I don't think this is right in such a context. It sounds like a translation to me. Ute, please note your link is Danish. If you google "vanishing point" and "spatial flight" you will find 3 links only, two of which take one to your link.
Not exactly, it is a method of creating the impression of perpective, but it is more than that. "it extends space and diminishes the viewer’s sense of control over the pictorial space". See the document in my reference which also has some illustration for "Raumflucht".
There is no picture available, but it does indeed deal with very strong perspectives, which are also very unique (bottomless rooms seen from below) and therefore quite difficult to describe. But I think spatial flights fits well here. What also worries me a bit though is the "pictorial array embedded in distance". Is that halfway comprehensible? Please say yes:-)
That makes a lot more sense, thanks. I'm getting more of an idea of what it means, but is there a copy of the picture on the web?
I think it means that the image makes such strong use of perspective that it focuses entirely on the far distance and makes us forget that there's a "here".
Thank you for your suggestions. I wanted to spare you with the whole sentence, but here goes:
Die verstärkten Raumfluchten führen die Bildordnung eines in die Ferne eingebetteten Motivs ad adsurdum, weil ja der Betrachter selbst ins kompositorische Zentrum gerückt ist, ohne überhaupt anwesend zu sein.
And my version sofar: The enhanced spatial flights / perspectives lead the pictorial array of a motif embedded in distance into the absurd. The reason for this is that the observer himself is situated in the center of the composition without actually being present.
Especially the reference information was very helpful, as it helps me to understand the term itself. Its always hard to find appropriate explanations, if you don't know the right terms. Thanks alot.
More context is required here, the three words lack context/perspective. It might be wise to keep the German term "Raumflucht" instead of trying to "translate" it. "Suite of rooms" is not really a good solution in my opinion though you find it many times on the web, "spatial flight" is another term which you can find as well.
Reference information: The implicit sense of order in the centralised linear perspective can easily be suspended in favour of so-called ”Raumflucht” or “spatial flight”, which is characterised by a much higher degree of dynamism and movement than the centralised linear perspective.If the vanishing point is dislocated, so is the overall sense of balance, symmetry and order, and the result is lack of order, overview, and thus a much more dynamic if not chaotic spatial representation.

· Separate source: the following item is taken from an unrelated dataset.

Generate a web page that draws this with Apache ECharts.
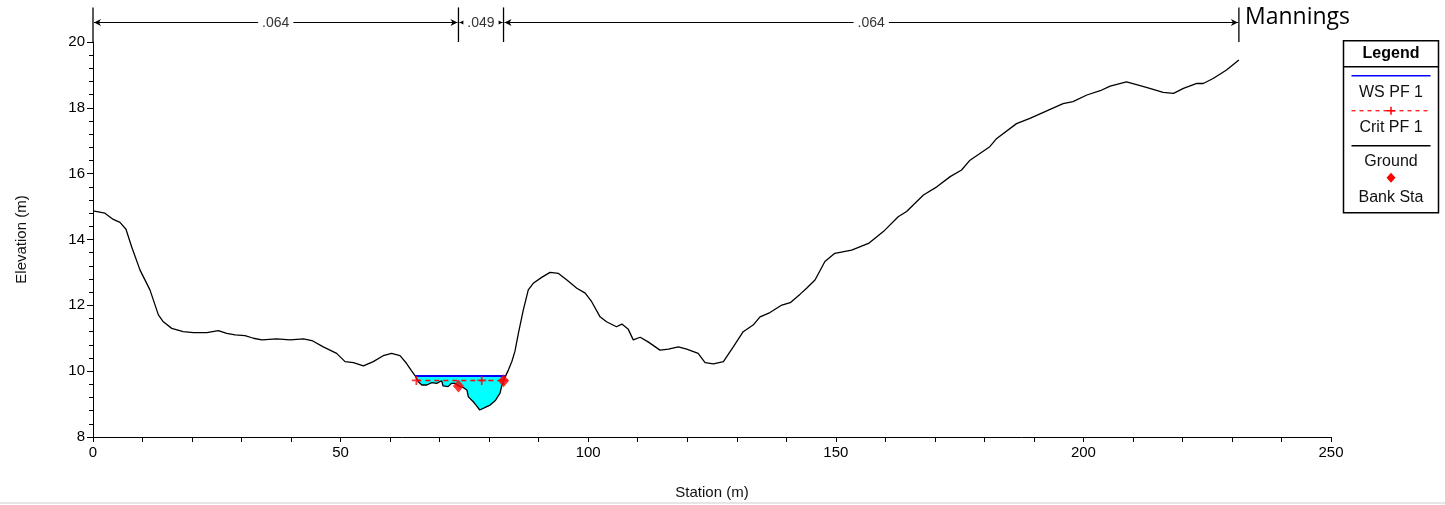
<!DOCTYPE html>
<html>
<head>
<meta charset="utf-8">
<script src="https://cdn.jsdelivr.net/npm/echarts@6/dist/echarts.min.js"></script>
<style>
html,body{margin:0;padding:0;background:#fff;}
#chart{width:1445px;height:505px;}
</style>
</head>
<body>
<div id="chart"></div>
<script>
// ---- Data ----
const groundStation = [0,2.4,4.1,5.45,6.66,7.8,9.5,11.5,13.2,14.2,15.9,18.2,20.3,23.0,25.3,27.0,28.7,30.7,32.4,34.1,37.1,39.8,42.5,44.2,46.5,49.2,50.9,52.6,54.6,56.6,58.6,60.3,62.0,63.3,64.3,65.1,65.7,66.4,67.4,68.4,69.4,70.4,70.7,71.7,72.4,73.1,73.8,74.8,75.5,75.8,76.8,77.5,78.1,79.2,80.2,81.2,82.2,82.5,82.9,83.4,83.9,84.6,85.2,85.9,86.9,87.9,88.9,90.6,92.3,94.0,95.7,97.7,99.4,100.7,102.4,103.7,105.7,106.8,108.1,109.1,110.5,112.1,114.5,116.2,118.2,119.9,122.2,123.6,125.3,127.3,129.3,131.3,133.3,134.7,136.7,139.1,140.8,142.8,144.1,145.8,147.8,149.8,153.2,156.6,159.6,162.6,164.3,167.7,170.4,173.1,175.4,177.1,181.1,182.5,186.5,189.2,192.6,195.9,197.9,200.7,203.4,205.4,208.7,211.1,213.4,216.1,218.2,220.2,222.9,224.2,226.2,228.9,231.4];
const groundElev = [14.87,14.80,14.61,14.52,14.31,13.78,13.07,12.47,11.71,11.50,11.30,11.20,11.17,11.17,11.23,11.15,11.10,11.08,11.00,10.95,10.98,10.95,10.98,10.93,10.74,10.54,10.29,10.26,10.16,10.29,10.47,10.54,10.47,10.24,10.02,9.85,9.68,9.58,9.58,9.65,9.63,9.71,9.55,9.53,9.63,9.63,9.55,9.50,9.43,9.22,9.07,8.94,8.82,8.90,8.97,9.10,9.33,9.53,9.71,9.88,10.04,10.30,10.60,11.15,11.86,12.47,12.67,12.85,13.00,12.97,12.77,12.52,12.37,12.11,11.65,11.50,11.35,11.43,11.27,10.95,11.03,10.89,10.64,10.67,10.74,10.67,10.54,10.26,10.22,10.29,10.74,11.20,11.40,11.65,11.78,12.01,12.08,12.34,12.52,12.77,13.33,13.58,13.68,13.88,14.24,14.69,14.85,15.35,15.60,15.91,16.11,16.41,16.82,17.07,17.52,17.68,17.91,18.13,18.19,18.39,18.52,18.66,18.79,18.69,18.59,18.47,18.44,18.59,18.74,18.74,18.89,19.15,19.45];

const wsElev = 9.85;                 // WS PF 1
const wsStations = [65.1, 83.3];     // water surface extent
const critElev = 9.72;               // Crit PF 1
const critStations = [65.3, 82.9];
const critMarkStations = [65.3, 78.5, 82.9];
const bankStation = [73.8, 82.9];
const bankElev = [9.55, 9.71];

const manningStations = [0, 73.8, 82.9, 231.4];
const manningValues = ['.064', '.049', '.064'];

const xTicks = [0, 50, 100, 150, 200, 250];
const yTicks = [8, 10, 12, 14, 16, 18, 20];
const legendNames = ['WS PF 1', 'Crit PF 1', 'Ground', 'Bank Sta'];

// ---- Build series data ----
const groundData = groundStation.map((s, i) => [s, groundElev[i]]);
const channelGround = groundData.filter(p => p[0] >= wsStations[0] && p[0] <= wsStations[1] + 0.15);
const wsData = wsStations.map(s => [s, wsElev]);
const critData = critStations.map(s => [s, critElev]);
const critMarks = critMarkStations.map(s => [s, critElev]);
const bankData = bankStation.map((s, i) => [s, bankElev[i]]);
const manningSegs = manningValues.map((v, i) => [manningStations[i], manningStations[i + 1], i]);

const FONT = '"Liberation Sans", Arial, sans-serif';
const MANN_Y = 20.6, MANN_TOP = 21.05, MANN_BOT = 20.0;
const plusPath = 'path://M4,0h2v4h4v2h-4v4h-2v-4h-4v-2h4z';

const chart = echarts.init(document.getElementById('chart'), null, {renderer: 'canvas'});

const option = {
  animation: false,
  backgroundColor: '#fff',
  grid: {left: 93, right: 114, top: 42, bottom: 68, containLabel: false},
  xAxis: {
    type: 'value', min: xTicks[0], max: xTicks[xTicks.length - 1], interval: 50,
    name: 'Station (m)', nameLocation: 'middle', nameGap: 48,
    nameTextStyle: {fontFamily: FONT, fontSize: 15, color: '#111'},
    axisLine: {show: true, onZero: false, lineStyle: {color: '#000', width: 1}},
    axisTick: {show: true, length: 5, lineStyle: {color: '#000'}},
    minorTick: {show: true, splitNumber: 5, length: 5, lineStyle: {color: '#000'}},
    axisLabel: {fontFamily: FONT, fontSize: 15, color: '#000', margin: 8},
    splitLine: {show: false}
  },
  yAxis: {
    type: 'value', min: yTicks[0], max: yTicks[yTicks.length - 1], interval: 2,
    name: 'Elevation (m)', nameLocation: 'middle', nameGap: 64, nameRotate: 90,
    nameTextStyle: {fontFamily: FONT, fontSize: 15, color: '#111'},
    axisLine: {show: true, onZero: false, lineStyle: {color: '#000', width: 1}},
    axisTick: {show: true, length: 6, lineStyle: {color: '#000'}},
    minorTick: {show: true, splitNumber: 5, length: 4, lineStyle: {color: '#000'}},
    axisLabel: {fontFamily: FONT, fontSize: 15, color: '#000', margin: 8},
    splitLine: {show: false}
  },
  series: [
    {
      name: 'Water', type: 'custom', z: 1, clip: false, silent: true,
      data: [0],
      renderItem: function (params, api) {
        const pts = [];
        pts.push(api.coord([wsStations[0], wsElev]));
        pts.push(api.coord([wsStations[1], wsElev]));
        for (let i = channelGround.length - 1; i >= 0; i--) {
          pts.push(api.coord(channelGround[i]));
        }
        return {type: 'polygon', shape: {points: pts}, style: {fill: '#00FFFF'}};
      }
    },
    {
      name: 'Ground', type: 'line', z: 3, data: groundData, symbol: 'none',
      lineStyle: {color: '#000', width: 1.3}
    },
    {
      name: 'WS PF 1', type: 'line', z: 4, data: wsData, symbol: 'none',
      lineStyle: {color: '#0000FF', width: 2}
    },
    {
      name: 'Crit PF 1', type: 'line', z: 5, data: critData, symbol: 'none',
      lineStyle: {color: '#FF0000', width: 1.5, type: [5, 4]}
    },
    {
      name: 'Crit marks', type: 'scatter', z: 5, data: critMarks, symbol: plusPath,
      symbolSize: 9, itemStyle: {color: '#FF0000'}
    },
    {
      name: 'Bank Sta', type: 'scatter', z: 6, data: bankData, symbol: 'diamond',
      symbolSize: [11, 13], itemStyle: {color: '#FF0000'}
    },
    {
      name: 'Manning bounds', type: 'custom', z: 7, clip: false, silent: true,
      data: manningStations,
      renderItem: function (params, api) {
        const x = api.value(0);
        const a = api.coord([x, MANN_TOP]);
        const b = api.coord([x, MANN_BOT]);
        return {type: 'line', shape: {x1: a[0], y1: a[1], x2: b[0], y2: b[1]},
                style: {stroke: '#000', lineWidth: 1.3}};
      }
    },
    {
      name: 'Manning n', type: 'custom', z: 8, clip: false, silent: true,
      data: manningSegs,
      renderItem: function (params, api) {
        const x0 = api.value(0), x1 = api.value(1), idx = api.value(2);
        const p0 = api.coord([x0, MANN_Y]);
        const p1 = api.coord([x1, MANN_Y]);
        const y = Math.round(p0[1]) + 0.5;
        const l = p0[0] + 1, r = p1[0] - 1;
        return {
          type: 'group',
          children: [
            {type: 'line', shape: {x1: l, y1: y, x2: r, y2: y}, style: {stroke: '#000', lineWidth: 1}},
            {type: 'polygon', shape: {points: [[l, y], [l + 7, y - 3.5], [l + 5, y], [l + 7, y + 3.5]]}, style: {fill: '#000'}},
            {type: 'polygon', shape: {points: [[r, y], [r - 7, y - 3.5], [r - 5, y], [r - 7, y + 3.5]]}, style: {fill: '#000'}},
            {type: 'text', z2: 10, style: {
              text: manningValues[idx], x: (p0[0] + p1[0]) / 2, y: y + 1,
              align: 'center', verticalAlign: 'middle',
              font: '14px ' + FONT, fill: '#333',
              backgroundColor: '#fff', padding: [1, 4]
            }}
          ]
        };
      }
    }
  ],
  graphic: [
    {
      type: 'text', left: 1245, top: 6, z: 20,
      style: {text: 'Mannings', font: '23px "Open Sans", Lato, sans-serif', fill: '#000'}
    },
    {
      type: 'rect', left: 0, top: 502, z: 0, silent: true,
      shape: {width: 1445, height: 2}, style: {fill: '#e6e6e6'}
    },
    {
      type: 'group', left: 1341, top: 40, z: 20,
      children: [
        {type: 'rect', shape: {x: 0, y: 0, width: 95, height: 172}, style: {fill: '#fff', stroke: '#000', lineWidth: 1.5}},
        {type: 'line', shape: {x1: 0, y1: 26, x2: 95, y2: 26}, style: {stroke: '#000', lineWidth: 1.5}},
        {type: 'text', style: {text: 'Legend', x: 47.5, y: 13, align: 'center', verticalAlign: 'middle', font: 'bold 16px ' + FONT, fill: '#000'}},
        {type: 'line', shape: {x1: 8, y1: 35, x2: 87, y2: 35}, style: {stroke: '#0000FF', lineWidth: 1.5}},
        {type: 'text', style: {text: legendNames[0], x: 47.5, y: 52, align: 'center', verticalAlign: 'middle', font: '16px ' + FONT, fill: '#111'}},
        {type: 'line', shape: {x1: 8, y1: 70, x2: 87, y2: 70}, style: {stroke: '#FF0000', lineWidth: 1.2, lineDash: [4, 4]}},
        {type: 'line', shape: {x1: 47.5, y1: 66, x2: 47.5, y2: 74}, style: {stroke: '#FF0000', lineWidth: 1.5}},
        {type: 'line', shape: {x1: 43.5, y1: 70, x2: 51.5, y2: 70}, style: {stroke: '#FF0000', lineWidth: 1.5}},
        {type: 'text', style: {text: legendNames[1], x: 47.5, y: 87, align: 'center', verticalAlign: 'middle', font: '16px ' + FONT, fill: '#111'}},
        {type: 'line', shape: {x1: 8, y1: 105, x2: 87, y2: 105}, style: {stroke: '#000', lineWidth: 1.5}},
        {type: 'text', style: {text: legendNames[2], x: 47.5, y: 121, align: 'center', verticalAlign: 'middle', font: '16px ' + FONT, fill: '#111'}},
        {type: 'polygon', shape: {points: [[47.5, 132], [52, 137], [47.5, 142], [43, 137]]}, style: {fill: '#FF0000'}},
        {type: 'text', style: {text: legendNames[3], x: 47.5, y: 157, align: 'center', verticalAlign: 'middle', font: '16px ' + FONT, fill: '#111'}}
      ]
    }
  ]
};
chart.setOption(option);
</script>
</body>
</html>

The effect of this type of spatial representation is lack of harmony and a lot of drama, depending on how far the vanishing point is moved from the centre of a given image.
The sense of space and spatial extension, however, becomes accentuated. The above of a decentralised vanishing point illustrates how “Raumflucht” does not necessarily dispose of a certain compositional harmony: rather it extends space and diminishes the viewer’s sense of control over the pictorial space. The viewer loses the sense of overview that he gets from watching a composition based on linear perspective. In effect, "raumflucht" adds drama to the scene, since the composition becomes diagonal and dynamic.